Namun, kenyataannya tidak sepenuhnya seperti itu. Kita dengan sadar penuh menjadi pengimpor beras, gula, dan bahan pangan lainnya. Malukah kita dengan fakta ini? Seharusnya! Kalau malu, kenapa tidak berusaha memperbaikinya? “Kan ada pemerintah”,”Itu kan urusan petani”,”Teknologi kita kan terbatas”, mungkin menjadi sebagian jawaban yang bisa timbul. Semua itu sah-sah saja akibat banyaknya kepala-kepala pemikir di negeri ini. Begitupun saya sendiri, yang sampai saat ini hanya ikut-ikut berpikir tentang ini. Dengan berpikir, saya menganggap sebagai sebuah kontribusi untuk turut membantu membangun reruntuhan ini, walaupun bisa saja menjadi boomerang yang menyerang saya. Ini tantangannya.

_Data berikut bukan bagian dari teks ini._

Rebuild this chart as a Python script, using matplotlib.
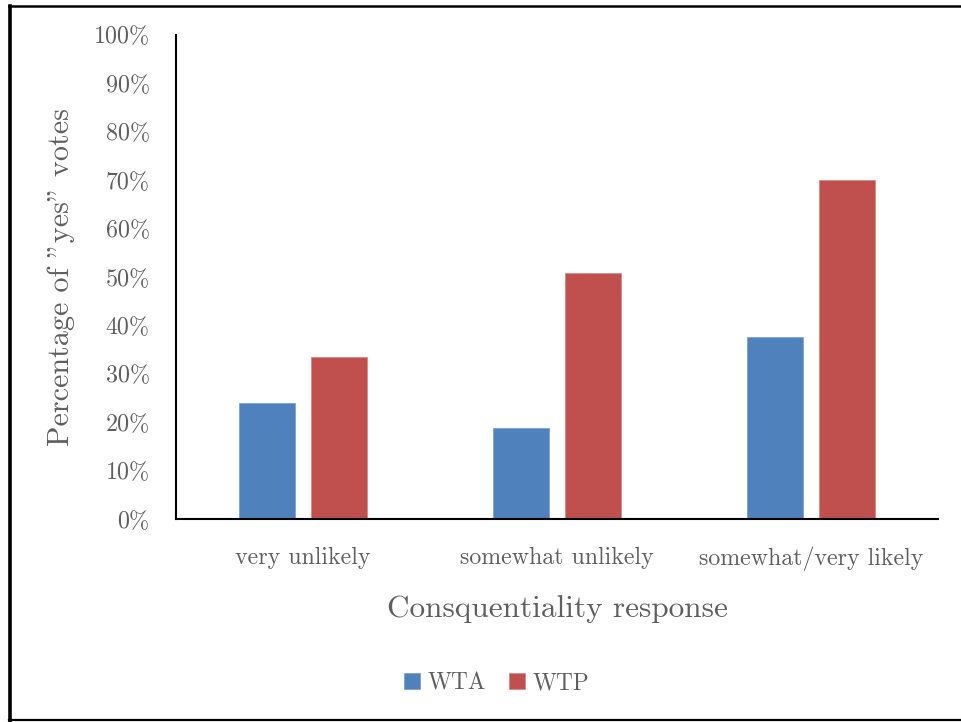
import numpy as np
import matplotlib
matplotlib.use('Agg')
import matplotlib.pyplot as plt
from matplotlib.lines import Line2D

# data
categories = ['very unlikely', 'somewhat unlikely', 'somewhat/very likely']
wta = [24.0, 18.8, 37.6]
wtp = [33.5, 50.9, 70.1]
yticks = list(range(0, 101, 10))

plt.rcParams['font.family'] = ['cmr10', 'DejaVu Serif']
plt.rcParams['axes.formatter.use_mathtext'] = True

grey = '#5f5f5f'
blue = '#4F81BD'
red = '#C0504D'

fig = plt.figure(figsize=(9.62, 7.22), dpi=100)
ax = fig.add_axes([0.183, 0.281, 0.792, 0.6705])

x = np.arange(len(categories))
w = 0.22
off = 0.142
ax.bar(x - off, wta, w, color=blue, edgecolor='#7FA3D3', linewidth=0.6, label='WTA')
ax.bar(x + off, wtp, w, color=red, edgecolor='#D98A88', linewidth=0.6, label='WTP')

ax.set_xlim(-0.5, len(categories) - 0.5)
ax.set_ylim(0, 100)
ax.set_yticks(yticks)
ax.set_yticklabels([f'{v}%' for v in yticks])
ax.set_xticks(x)
ax.set_xticklabels(categories)
ax.tick_params(axis='y', length=0, pad=19, labelsize=17.3, labelcolor=grey)
ax.tick_params(axis='x', length=0, pad=20, labelsize=17.2, labelcolor=grey)

for s in ['top', 'right']:
    ax.spines[s].set_visible(False)
for s in ['left', 'bottom']:
    ax.spines[s].set_linewidth(1.5)
    ax.spines[s].set_color('black')

ax.set_ylabel('Percentage of "yes" votes', fontsize=21.7, color=grey, labelpad=13)
ax.set_xlabel('Consquentiality response', fontsize=22.5, color=grey, labelpad=17)

fig.legend(loc='center', bbox_to_anchor=(0.516, 0.054), ncol=2, frameon=False,
           fontsize=16.8, handlelength=0.7, handleheight=0.7, handletextpad=0.3,
           columnspacing=1.0, labelcolor=grey)

# outer frame (top, left, bottom)
fig.add_artist(Line2D([0.009, 1.0], [0.992, 0.992], transform=fig.transFigure,
                      color='black', linewidth=1.8))
fig.add_artist(Line2D([0.010, 0.010], [0.002, 0.992], transform=fig.transFigure,
                      color='black', linewidth=2.6))
fig.add_artist(Line2D([0.009, 1.0], [0.003, 0.003], transform=fig.transFigure,
                      color='black', linewidth=1.6))

fig.savefig('out.png', dpi=100)
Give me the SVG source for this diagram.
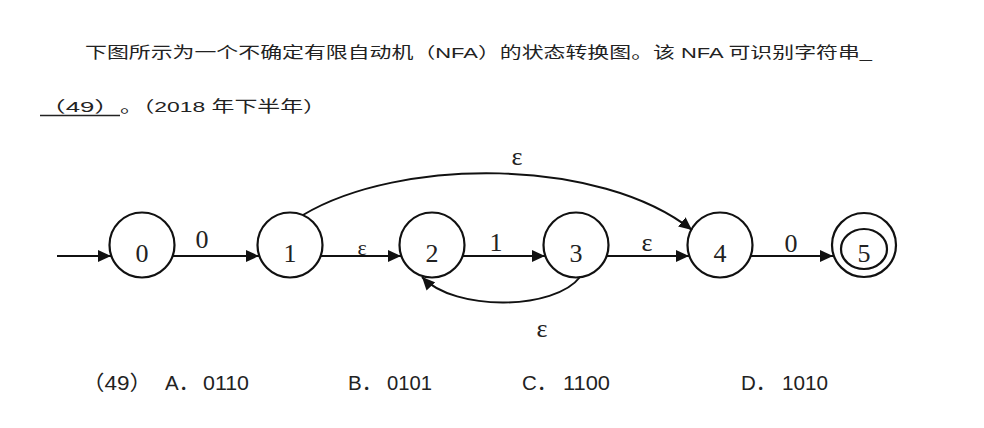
<svg xmlns="http://www.w3.org/2000/svg" width="984" height="428" viewBox="0 0 984 428">
<style>
.cn{font-family:"Liberation Sans","Noto Sans CJK SC",sans-serif;font-size:15.5px;fill:#222}
.opt{font-family:"Liberation Sans","Noto Sans CJK SC",sans-serif;font-size:20.5px;fill:#222}
.st{fill:none;stroke:#111;stroke-width:2.2}
.lbl{font-family:"Liberation Serif","DejaVu Serif",serif;font-size:26px;fill:#222;text-anchor:middle}
.edge{fill:none;stroke:#111;stroke-width:2;marker-end:url(#ah)}
</style>
<defs>
<marker id="ah" viewBox="0 0 13 12" refX="13" refY="6" markerWidth="13" markerHeight="12" markerUnits="userSpaceOnUse" orient="auto">
<path d="M0,0 L13,6 L0,12 Z" fill="#111"/>
</marker>
</defs>
<rect width="984" height="428" fill="#fff"/>
<text class="cn" x="85" y="58" textLength="787" lengthAdjust="spacingAndGlyphs">下图所示为一个不确定有限自动机（NFA）的状态转换图。该 NFA 可识别字符串_</text>
<text class="cn" x="40" y="112" textLength="80" lengthAdjust="spacingAndGlyphs">（49）</text>
<line x1="40" y1="115.5" x2="120" y2="115.5" stroke="#222" stroke-width="1.5"/>
<text class="cn" x="120" y="112" textLength="206" lengthAdjust="spacingAndGlyphs">。（2018 年下半年）</text>
<g id="connectors">
<path class="edge" d="M57,256 L111,256"/>
<path class="edge" d="M173,256 L259,256"/>
<path class="edge" d="M321,256 L401,256"/>
<path class="edge" d="M463,256 L545,256"/>
<path class="edge" d="M607,256 L689,256"/>
<path class="edge" d="M751,256 L833,256"/>
<path class="edge" d="M303,215 C400,157 600,157 692,230"/>
<path class="edge" d="M580,277 C555,310 455,312 422,277"/>
<text class="lbl" x="202" y="248">0</text>
<text class="lbl" x="362" y="255" style="font-size:22px">ε</text>
<text class="lbl" x="496" y="251">1</text>
<text class="lbl" x="647" y="251">ε</text>
<text class="lbl" x="791" y="252">0</text>
<text class="lbl" x="517" y="165">ε</text>
<text class="lbl" x="542" y="337">ε</text>
</g>
<g id="node0"><circle class="st" cx="142" cy="245" r="32.5"/><text class="lbl" x="142" y="262">0</text></g>
<g id="node1"><circle class="st" cx="290" cy="245" r="32.5"/><text class="lbl" x="290" y="262">1</text></g>
<g id="node2"><circle class="st" cx="432" cy="245" r="32.5"/><text class="lbl" x="432" y="262">2</text></g>
<g id="node3"><circle class="st" cx="576" cy="245" r="32.5"/><text class="lbl" x="576" y="262">3</text></g>
<g id="node4"><circle class="st" cx="720" cy="245" r="32.5"/><text class="lbl" x="720" y="262">4</text></g>
<g id="node5"><circle class="st" cx="864" cy="245" r="32"/><ellipse class="st" cx="864" cy="249" rx="23" ry="20"/><text class="lbl" x="864" y="262">5</text></g>
<g id="options">
<text class="opt" x="82" y="390" textLength="70" lengthAdjust="spacingAndGlyphs">（49）</text>
<text class="opt" x="165" y="390">A．</text><text class="opt" x="203" y="390" textLength="46" lengthAdjust="spacingAndGlyphs">0110</text>
<text class="opt" x="348" y="390">B．</text><text class="opt" x="387" y="390" textLength="45" lengthAdjust="spacingAndGlyphs">0101</text>
<text class="opt" x="522" y="390">C．</text><text class="opt" x="563" y="390" textLength="47" lengthAdjust="spacingAndGlyphs">1100</text>
<text class="opt" x="741" y="390">D．</text><text class="opt" x="782" y="390" textLength="46" lengthAdjust="spacingAndGlyphs">1010</text>
</g>
</svg>
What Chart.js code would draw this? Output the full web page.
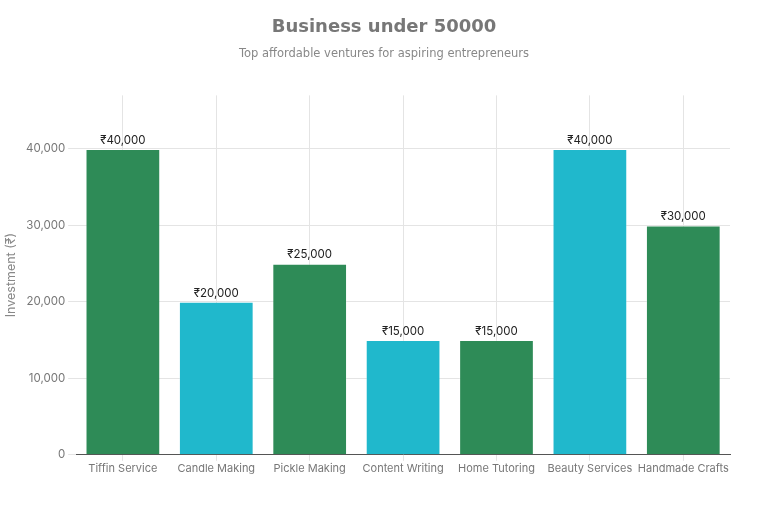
<!DOCTYPE html>
<html>
<head>
<meta charset="utf-8">
<script src="https://cdn.jsdelivr.net/npm/chart.js@4.4.0/dist/chart.umd.min.js"></script>
<style>
  body { margin: 0; background: #fff; }
  #wrap { width: 768px; height: 512px; }
</style>
</head>
<body>
<div id="wrap"><canvas id="graphicBar"></canvas></div>
<script>
const categories = ["Tiffin Service", "Candle Making", "Pickle Making", "Content Writing", "Home Tutoring", "Beauty Services", "Handmade Crafts"];
const investment = [40000, 20000, 25000, 15000, 15000, 40000, 30000];
const yTicks = [0, 10000, 20000, 30000, 40000];

const green = "#2e8b57";
const cyan = "#20b8cc";
const barColors = categories.map((c, i) => (i % 2 === 0 ? green : cyan));

const fmt = (v) => v.toLocaleString("en-US");

// labels above each bar
const valueLabels = {
  id: "valueLabels",
  afterDatasetsDraw(chart) {
    const ctx = chart.ctx;
    const meta = chart.getDatasetMeta(0);
    ctx.save();
    ctx.font = "11.5px Inter";
    ctx.fillStyle = "#222";
    ctx.textAlign = "center";
    ctx.textBaseline = "bottom";
    meta.data.forEach((bar, i) => {
      ctx.fillText("₹" + fmt(investment[i]), bar.x, bar.y - 3);
    });
    ctx.restore();
  },
};

const graphicBar = document.getElementById("graphicBar");

new Chart(graphicBar, {
  type: "bar",
  data: {
    labels: categories,
    datasets: [
      {
        label: "Investment",
        data: investment,
        backgroundColor: barColors,
        borderColor: "rgba(255,255,255,0.25)",
        borderWidth: 1,
        barPercentage: 0.8,
        categoryPercentage: 1,
      },
    ],
  },
  options: {
    responsive: true,
    maintainAspectRatio: false,
    animation: false,
    layout: { padding: { left: 0, right: 0, top: 0, bottom: 36 } },
    plugins: {
      legend: { display: false },
      tooltip: { enabled: false },
      title: {
        display: true,
        text: "Business under 50000",
        color: "#777",
        font: { family: "DejaVu Sans", size: 18, weight: "bold" },
        padding: { top: 17, bottom: 9 },
      },
      subtitle: {
        display: true,
        text: "Top affordable ventures for aspiring entrepreneurs",
        color: "#888",
        font: { family: "DejaVu Sans", size: 11.5 },
        padding: { bottom: 34 },
      },
    },
    scales: {
      x: {
        grid: { color: "#e4e4e4", offset: false, tickLength: 6 },
        border: { color: "#555" },
        ticks: {
          color: "#777",
          maxRotation: 0,
          autoSkip: false,
          padding: 1,
          font: { family: "Inter", size: 11 },
        },
      },
      y: {
        min: 0,
        max: 47000,
        afterBuildTicks: (axis) => {
          axis.ticks = yTicks.map((v) => ({ value: v }));
        },
        grid: { color: "#e4e4e4", tickLength: 8 },
        border: { display: false },
        ticks: {
          color: "#777",
          font: { family: "Inter", size: 11.5 },
          callback: (v) => fmt(v),
        },
        title: {
          display: true,
          text: "Investment (₹)",
          color: "#888",
          font: { family: "Inter", size: 12.5 },
        },
      },
      // empty right gutter so the title stays centred on the page
      gutter: {
        type: "linear",
        position: "right",
        grid: { display: false },
        border: { display: false },
        ticks: { display: false },
        afterFit: (s) => {
          s.width = 38;
        },
      },
    },
  },
  plugins: [valueLabels],
});
</script>
</body>
</html>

Apa yang saya pikirkan? Menurut saya, apa yang bisa membangkitkan kembali agraria ini adalah mendorong kembali masyarakat tani untuk lebih bersemangat melakukan praktik pertanian. Ini bisa dianggap sebagai ide utamanya yang kemudian bisa diturunkan menjadi banyak hal, seperti : penggunaan teknologi, transaksi penjualan yang jelas, distribusi yang lancar, dan masih banyak lagi. Siapa yang bisa melakukannya? Siapapun seharusnya bisa, tetapi dalam pikiran saya sedikit bergejolak dengan kecenderungan mengarahkan pandangan kepada rekan-rekan sesama anak bangsa yang saat ini menjajal pengetahuan tentang pertanian di kampus-kampus yang menyediakan menu kejuruan pertanian. Dengan bekal ilmu-ilmu teori, tentunya harus dilengkapi dengan bumbu praktik, bisa menjadi kekuatan lebih untuk membangun pertanian dibandingkan yang lain. Terkesan idealis memang, tapi menurut saya masih dalam tataran yang bisa diterima dengan logika. Nah, masalahnya sekarang adalah individu masing-masing. Kita tidak bisa menutup mata akan kenyataan yang ada bahwa kebanyakan oknum-oknum jebolan sekolah pertanian justru menjajal bidang lain di luar pertanian itu sendiri. Kita lihat saja, betapa ramainya karyawan bank yang merupakan alumni sekolah pertanian tersebut, atau kasus lainnya dengan nada yang cukup sama. Betapa sayangnya pengetahuan tersebut, seolah menjadi sia-sia. Seandainya ilmu tersebut diterapkan pada lahan yang tepat, bukan tidak mungkin bisa meningkatkan kembali semangat untuk bertani, pemanfaatan teknologi yang tepat, peningkatan hasil produksi, dan banyak lagi hasil positif yang bisa ditimbulkan.
Hasil pemikiran ini, tidak bermaksud untuk memojokkan pihak tertentu, di lain sisi justru untuk membangun kesadaran masing-masing akan apa yang bisa disumbangkan untuk membangun negeri yang kita cintai ini. Salam Indonesia!!!